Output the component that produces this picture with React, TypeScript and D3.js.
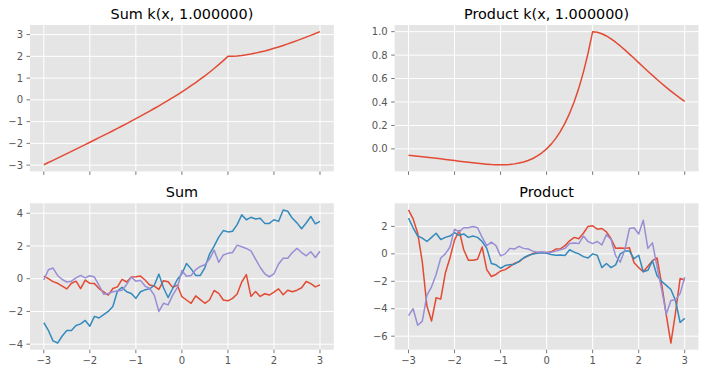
import { useEffect, useRef } from 'react';
import * as d3 from 'd3';

const xs = [
  -3.0, -2.9, -2.8, -2.7, -2.6, -2.5, -2.4, -2.3, -2.2, -2.1,
  -2.0, -1.9, -1.8, -1.7, -1.6, -1.5, -1.4, -1.3, -1.2, -1.1,
  -1.0, -0.9, -0.8, -0.7, -0.6, -0.5, -0.4, -0.3, -0.2, -0.1,
  0.0, 0.1, 0.2, 0.3, 0.4, 0.5, 0.6, 0.7, 0.8, 0.9,
  1.0, 1.1, 1.2, 1.3, 1.4, 1.5, 1.6, 1.7, 1.8, 1.9,
  2.0, 2.1, 2.2, 2.3, 2.4, 2.5, 2.6, 2.7, 2.8, 2.9, 3.0,
];

// Sum k(x, 1)
const sumKernel = [
  -2.982, -2.880, -2.778, -2.675, -2.573, -2.470, -2.367, -2.263, -2.159, -2.055,
  -1.950, -1.845, -1.739, -1.633, -1.526, -1.418, -1.309, -1.200, -1.089, -0.978,
  -0.865, -0.750, -0.635, -0.517, -0.398, -0.277, -0.153, -0.027, 0.101, 0.233,
  0.368, 0.507, 0.649, 0.797, 0.949, 1.107, 1.270, 1.441, 1.619, 1.805,
  2.000, 2.005, 2.019, 2.041, 2.070, 2.107, 2.149, 2.197, 2.249, 2.307,
  2.368, 2.433, 2.501, 2.573, 2.647, 2.723, 2.802, 2.883, 2.965, 3.050, 3.135,
];

// Product k(x, 1)
const prodKernel = [
  -0.0550, -0.0587, -0.0626, -0.0667, -0.0710, -0.0755, -0.0801, -0.0848, -0.0897, -0.0946,
  -0.0996, -0.1045, -0.1095, -0.1143, -0.1188, -0.1231, -0.1270, -0.1303, -0.1330, -0.1347,
  -0.1353, -0.1346, -0.1322, -0.1279, -0.1211, -0.1116, -0.0986, -0.0818, -0.0602, -0.0333,
  0.0, 0.0407, 0.0899, 0.1490, 0.2195, 0.3033, 0.4022, 0.5186, 0.6550, 0.8144,
  1.0, 0.9953, 0.9825, 0.9631, 0.9384, 0.9098, 0.8781, 0.8442, 0.8088, 0.7725,
  0.7358, 0.6990, 0.6626, 0.6268, 0.5918, 0.5578, 0.5249, 0.4932, 0.4628, 0.4338, 0.4060,
];

// Sum samples
const sumRed = [
  0.16, 0.0, -0.18, -0.28, -0.45, -0.62, -0.28, -0.15, -0.6, -0.08,
  -0.28, -0.3, -0.6, -0.8, -1.0, -0.6, -0.5, -0.04, -0.2, 0.1,
  0.12, 0.16, -0.08, -0.39, -0.45, -0.65, -0.12, -0.18, -0.53, -0.39,
  -1.1, -1.3, -1.5, -1.05, -1.28, -1.5, -1.3, -0.72, -0.9, -1.3,
  -1.35, -1.2, -0.93, -0.2, 0.25, -1.08, -0.78, -1.08, -0.92, -1.0,
  -0.82, -0.62, -0.98, -0.7, -0.8, -0.7, -0.55, -0.17, -0.3, -0.5, -0.38,
];
const sumBlue = [
  -2.69, -3.16, -3.8, -3.93, -3.5, -3.16, -3.16, -2.86, -2.76, -2.55,
  -2.9, -2.3, -2.4, -2.2, -2.0, -1.7, -0.75, -0.53, -0.8, -0.9,
  -1.2, -0.8, -0.68, -0.62, -0.4, 0.28, -0.55, -1.15, -0.6, -0.05,
  0.3, 0.93, 0.6, 0.2, 0.2, 0.68, 1.5, 1.99, 2.54, 2.94,
  2.86, 2.9, 3.3, 3.9, 3.6, 3.75, 3.65, 3.7, 3.38, 3.38,
  3.6, 3.5, 4.2, 4.12, 3.69, 3.41, 3.05, 3.4, 3.8, 3.35, 3.5,
];
const sumPurple = [
  -0.08, 0.55, 0.65, 0.2, -0.05, -0.2, -0.15, 0.05, 0.2, 0.05,
  0.18, 0.1, -0.4, -0.95, -0.9, -0.8, -0.75, -0.7, -0.35, 0.1,
  -0.15, -0.1, -0.45, -0.6, -1.0, -2.0, -1.5, -1.6, -1.0, -0.55,
  0.5, 0.15, 0.2, 0.55, 0.75, 0.85, 1.2, 1.75, 1.0, 1.45,
  1.55, 1.6, 2.05, 1.95, 1.85, 1.7, 1.2, 0.7, 0.3, 0.12,
  0.3, 0.9, 1.25, 1.25, 1.6, 1.85, 1.6, 1.4, 1.65, 1.3, 1.68,
];

// Product samples
const prodRed = [
  3.2, 2.55, 1.5, -0.6, -3.8, -4.9, -3.2, -3.3, -1.4, -0.3,
  1.0, 1.7, 0.3, -0.46, -0.46, -0.4, 0.5, -1.15, -1.65, -1.5,
  -1.25, -1.15, -0.94, -0.7, -0.58, -0.3, -0.14, 0.02, 0.1, 0.1,
  0.1, 0.15, 0.35, 0.37, 0.6, 0.95, 1.2, 1.1, 1.5, 2.0,
  2.05, 1.8, 1.85, 1.6, 1.1, 0.4, 0.42, 0.4, 0.45, -0.65,
  -1.0, -1.3, -0.9, -0.5, -0.3, -2.2, -4.45, -6.5, -4.3, -1.8, -1.9,
];
const prodBlue = [
  2.6, 1.9, 1.3, 1.15, 0.9, 1.2, 1.5, 1.05, 1.2, 1.3,
  1.55, 1.35, 1.45, 1.2, 1.3, 1.2, 0.9, 0.4, -0.7, -0.8,
  -1.05, -0.85, -0.8, -0.75, -0.55, -0.3, -0.12, -0.02, 0.05, 0.08,
  0.05, -0.05, -0.1, -0.08, -0.12, 0.3, 0.12, 0.0, -0.2, -0.3,
  0.0, -0.1, -1.0, -0.7, -1.0, -0.8, 0.0, 0.2, 0.2, -0.35,
  -0.1, -1.3, -1.2, -0.5, -1.6, -2.0, -2.3, -2.6, -3.4, -5.0, -4.7,
];
const prodPurple = [
  -4.5, -4.0, -5.2, -4.9, -3.0, -2.4, -1.5, -0.3, 0.0, 0.5,
  1.8, 1.6, 1.9, 1.9, 2.0, 1.9, 1.2, 0.6, 0.85, 0.6,
  -0.15, 0.0, 0.4, 0.35, 0.55, 0.4, 0.35, 0.2, 0.12, 0.15,
  0.1, 0.12, 0.2, 0.3, 0.4, 0.75, 0.8, 0.75, 1.3, 0.9,
  0.75, 0.9, 0.65, 1.4, 1.05, -0.15, -0.6, 0.3, 1.85, 1.9,
  1.45, 2.45, 0.4, 0.8, -0.95, -2.6, -4.4, -3.4, -3.35, -2.9, -1.7,
];

const xTicks = [-3, -2, -1, 0, 1, 2, 3];
const sumKernelTicks = [-3, -2, -1, 0, 1, 2, 3];
const prodKernelTicks = [0.0, 0.2, 0.4, 0.6, 0.8, 1.0];
const sumTicks = [-4, -2, 0, 2, 4];
const prodTicks = [-6, -4, -2, 0, 2];

const colors = ['#E24A33', '#348ABD', '#988ED5'];

const panels = [
  { title: 'Sum k(x, 1.000000)', series: [sumKernel], yTicks: sumKernelTicks, fmt: d3.format('d'), left: 30, top: 25, xLabels: false },
  { title: 'Product k(x, 1.000000)', series: [prodKernel], yTicks: prodKernelTicks, fmt: d3.format('.1f'), left: 394.7, top: 25, xLabels: false },
  { title: 'Sum', series: [sumRed, sumBlue, sumPurple], yTicks: sumTicks, fmt: d3.format('d'), left: 30, top: 203.3, xLabels: true },
  { title: 'Product', series: [prodRed, prodBlue, prodPurple], yTicks: prodTicks, fmt: d3.format('d'), left: 394.7, top: 203.3, xLabels: true },
];

export default function App() {
  const svgRef = useRef(null);

  useEffect(() => {
    const svg = d3.select(svgRef.current);
    svg.selectAll('*').remove();

    const pw = 303.8;
    const ph = 146.4;
    const font = 'DejaVu Sans, sans-serif';

    panels.forEach(p => {
      const all = p.series.flat();
      const [lo, hi] = d3.extent(all);
      const pad = (hi - lo) * 0.05;

      const x = d3.scaleLinear().domain([-3.3, 3.3]).range([p.left, p.left + pw]);
      const y = d3.scaleLinear().domain([lo - pad, hi + pad]).range([p.top + ph, p.top]);

      const g = svg.append('g');

      g.append('rect')
        .attr('x', p.left).attr('y', p.top)
        .attr('width', pw).attr('height', ph)
        .attr('fill', '#E5E5E5');

      // grid
      g.selectAll('.gx').data(xTicks).join('line')
        .attr('x1', d => x(d)).attr('x2', d => x(d))
        .attr('y1', p.top).attr('y2', p.top + ph)
        .attr('stroke', '#fff').attr('stroke-width', 1);
      g.selectAll('.gy').data(p.yTicks).join('line')
        .attr('class', 'gy')
        .attr('x1', p.left).attr('x2', p.left + pw)
        .attr('y1', d => y(d)).attr('y2', d => y(d))
        .attr('stroke', '#fff').attr('stroke-width', 1);

      // ticks
      g.selectAll('.tx').data(xTicks).join('line')
        .attr('class', 'tx')
        .attr('x1', d => x(d)).attr('x2', d => x(d))
        .attr('y1', p.top + ph).attr('y2', p.top + ph + 3.5)
        .attr('stroke', '#555').attr('stroke-width', 0.8);
      g.selectAll('.ty').data(p.yTicks).join('line')
        .attr('class', 'ty')
        .attr('x1', p.left - 3.5).attr('x2', p.left)
        .attr('y1', d => y(d)).attr('y2', d => y(d))
        .attr('stroke', '#555').attr('stroke-width', 0.8);

      g.selectAll('.ly').data(p.yTicks).join('text')
        .attr('class', 'ly')
        .attr('x', p.left - 7)
        .attr('y', d => y(d))
        .attr('dy', '0.36em')
        .attr('text-anchor', 'end')
        .attr('font-family', font)
        .attr('font-size', 10)
        .attr('fill', '#555')
        .text(d => p.fmt(d).replace('-', '\u2212'));

      if (p.xLabels) {
        g.selectAll('.lx').data(xTicks).join('text')
          .attr('class', 'lx')
          .attr('x', d => x(d))
          .attr('y', p.top + ph + 7)
          .attr('dy', '0.76em')
          .attr('text-anchor', 'middle')
          .attr('font-family', font)
          .attr('font-size', 10)
          .attr('fill', '#555')
          .text(d => d3.format('d')(d).replace('-', '\u2212'));
      }

      g.append('text')
        .attr('x', p.left + pw / 2)
        .attr('y', p.top - 6)
        .attr('text-anchor', 'middle')
        .attr('font-family', font)
        .attr('font-size', 14.4)
        .attr('fill', '#000')
        .text(p.title);

      const line = d3.line().x((d, i) => x(xs[i])).y(d => y(d));
      p.series.forEach((s, i) => {
        g.append('path')
          .datum(s)
          .attr('d', line)
          .attr('fill', 'none')
          .attr('stroke', colors[i])
          .attr('stroke-width', 1.5)
          .attr('stroke-linejoin', 'round');
      });
    });
  }, []);

  return (
    <svg
      ref={svgRef}
      width={705}
      height={374}
      style={{ position: 'absolute', left: 0, top: 0, background: '#fff' }}
    />
  );
}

......

• Exercise brief
The lines from the start of the data through the line that contains "import * as d3 from 'd3';" are to be returned exactly, please, with both ends included and every picture left out.

• Written solution
Output the component that produces this picture with React, TypeScript and D3.js.
import { useEffect, useRef } from 'react';
import * as d3 from 'd3';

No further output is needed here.